Organisational change, agility and flexibility. The success of NASA’s Apollo programme was down to its ability over time to develop a more nimble bureaucratic structure – top-down management with decentralised project execution and risk-taking.
Spillovers, serendipidity and collaboration. Progress in the solution of technical problems often acts as a catalyst by including chains of other reactions. NASA’s moonshot encouraged miniaturisation, silicon chips and many computing advances for example. The high cost of NASA was more than offset by the multiplier effect within the wider economy of benefits and employment and stimulants elsewhere.
Finance, and outcomes budgeting. President Kennedy called the Apollo programme an act of faith and vision, and thought that achieving the aim, and the spillovers from the endeavour, would be more than worth the cost and the risk – ‘we must pay what needs to be paid’. If the Apollo programme had been evaluated in the way that government departments evaluate projects today, using Cost-Benefit analysis, it wouldn‘t have happened.
Business and the state, partnership with a common purpose. The key roles of NASA were to define the mission, plan the programme, be clear on the guidelines, set the parameters, and then allow as much innovation as possible to create the product or service required. None of this could have been done without NASA staff having experience of the underlying science and technology. NASA used flexible procurement contracts to source innovative businesses, using direct relationships, not through intermediaries or consulting firms. A fixed price contract format was used, with incentives to improve performance, speed and efficiency, and a no-excess-profits clause. Certain functions were not contracted out, and there was much essential NASA internal capability to exercise control effectively.
Conclusions
The UK Government should be entirely re-thinking and transforming how it relates to the private sector economy. It should abandon its privatisation and outsourcing mantras and its impulses to pass the buck to so-called outsource specialists like Serco, and seek to work much more closely, pro-actively and intelligently in deciding what it wants, in terms of value-for-money from the private companies it employs, and in terms of the wider societal outcomes that are desirable and possible.
As part of this process, Government should abandon its absurd current plans to lay off one fifth of all civil servants and stop the fast-track route into the civil service for high-fliers. It should appoint staff with the necessary technical, scientific and industry knowledge which will allow them to manage Government programmes hands-on.
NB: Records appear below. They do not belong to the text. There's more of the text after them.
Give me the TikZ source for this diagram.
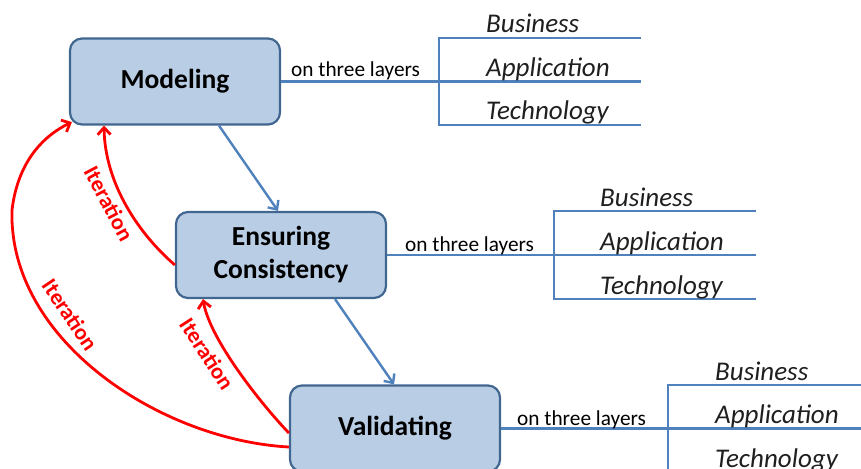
\documentclass[tikz,border=0pt]{standalone}
\usepackage{fontspec}
\setmainfont{Carlito}
\usetikzlibrary{arrows.meta}
\definecolor{boxfill}{HTML}{B9CDE5}
\definecolor{boxdraw}{HTML}{41668F}
\definecolor{lineblue}{HTML}{4F81BD}
\definecolor{itred}{HTML}{FF0000}
\begin{document}
\begin{tikzpicture}[x=1pt,y=-1pt,
  stage/.style={draw=boxdraw, fill=boxfill, line width=2.2pt, rounded corners=12pt,
    minimum width=210pt, minimum height=86pt, align=center, inner sep=0pt,
    font=\fontsize{27.5}{33}\selectfont\bfseries, text=black},
  layertext/.style={anchor=base west, inner sep=0pt,
    font=\fontsize{27}{30}\selectfont\itshape, text=black!88},
  ontext/.style={anchor=base west, inner sep=0pt, font=\fontsize{21.3}{24}\selectfont, text=black},
  bline/.style={draw=lineblue, line width=2.4pt},
  flow/.style={bline, -{Straight Barb[length=7pt,width=13pt]}},
  iter/.style={draw=itred, line width=2.8pt, -{Straight Barb[length=7pt,width=13pt]}},
  itlabel/.style={inner sep=0pt, font=\fontsize{22.5}{24}\selectfont\bfseries, text=itred}
]
\useasboundingbox (0,0) rectangle (861,468);

% stages
\node[stage] (mod) at (175,81.5) {Modeling};
\node[stage] (ens) at (281,255) {Ensuring\\Consistency};
\node[stage] (val) at (395,428.5) {Validating};

% flow arrows
\draw[flow] ([xshift=44pt]mod.south) -- ([xshift=-3pt]ens.north);
\draw[flow] ([xshift=54pt]ens.south) -- ([xshift=-1pt]val.north);

% layer brackets
\foreach \s/\bx/\yt/\ym/\yb/\ox/\oy/\lx in
  {mod/439/38/81.5/125/291/77/486,
   ens/554/211/255/299/405/251/600,
   val/668/385/428.5/472/517/425/715}{
  \coordinate (\s-bm) at (\bx,\ym);
  \coordinate (\s-bt) at (\bx,\yt);
  \coordinate (\s-bb) at (\bx,\yb);
  \coordinate (\s-et) at (\bx+202,\yt);
  \coordinate (\s-em) at (\bx+202,\ym);
  \coordinate (\s-eb) at (\bx+202,\yb);
  \draw[bline] (\s.east) -- (\s-bm) -- (\s-em);
  \draw[bline] (\s-et) -- (\s-bt) -- (\s-bb) -- (\s-eb);
  \node[ontext] (\s-on) at (\ox,\oy) {on three layers};
  \node[layertext] (\s-bus) at (\lx,\yt-5) {Business};
  \node[layertext] (\s-app) at (\lx,\ym-5) {Application};
  \node[layertext] (\s-tec) at (\lx,\yb-5) {Technology};
}

% iteration arrows
\coordinate (itmid) at (12,210);
\draw[iter] ([yshift=-10pt]ens.west) .. controls (140,235) and (105,185) .. ([xshift=-71pt]mod.south);
\draw[iter] ([yshift=-18.5pt]val.west) .. controls (160,440) and (8,340) .. (itmid)
  .. controls (18,160) and (45,135) .. ([xshift=3pt,yshift=3.5pt]mod.south west);
\draw[iter] ([yshift=-4.5pt]val.west) .. controls (262,405) and (210,340) .. ([xshift=-78pt]ens.south);

\node[itlabel, rotate=-62] (it1) at (109,203.5) {Iteration};
\node[itlabel, rotate=-56] (it2) at (70,315) {Iteration};
\node[itlabel, rotate=-57] (it3) at (207,354) {Iteration};
\end{tikzpicture}
\end{document}
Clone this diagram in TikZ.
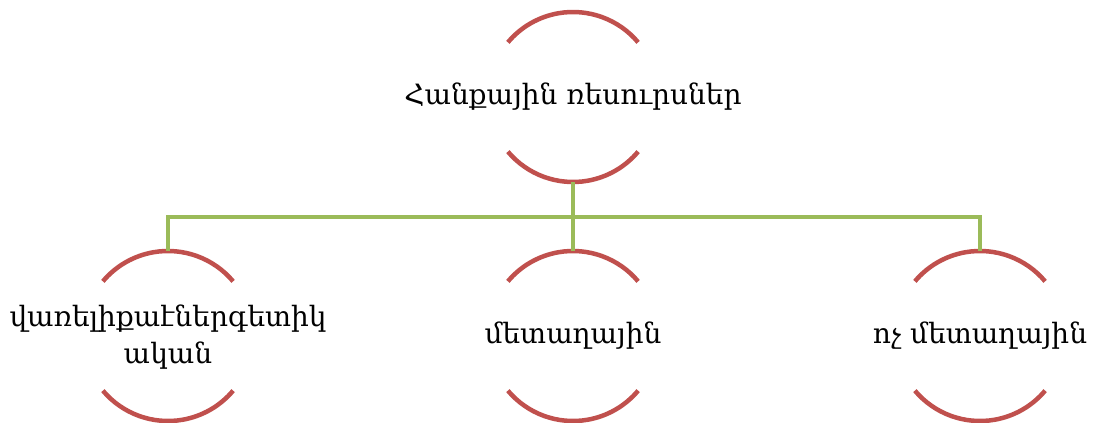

It should entirely revise its contract procedures and embrace outcome budgeting, and accept some risk-taking, so that there are coherent, innovative, cross-sectoral, cross-department, cross-technology, cross-cultural programmes to achieve the major societal objectives that citizens need and are desperately calling for, such as levelling up, a new green deal, eliminating poverty and dire levels of inequality, and reforming the police. The national economy and productivity will improve from the environmental and innovation advances, re-training opportunities, and social welfare gains which result. None of that is happening at the moment. Crisis is upon us and the status quo is not an option.
I have drawn extensively on the Mazzucato book for much of this article.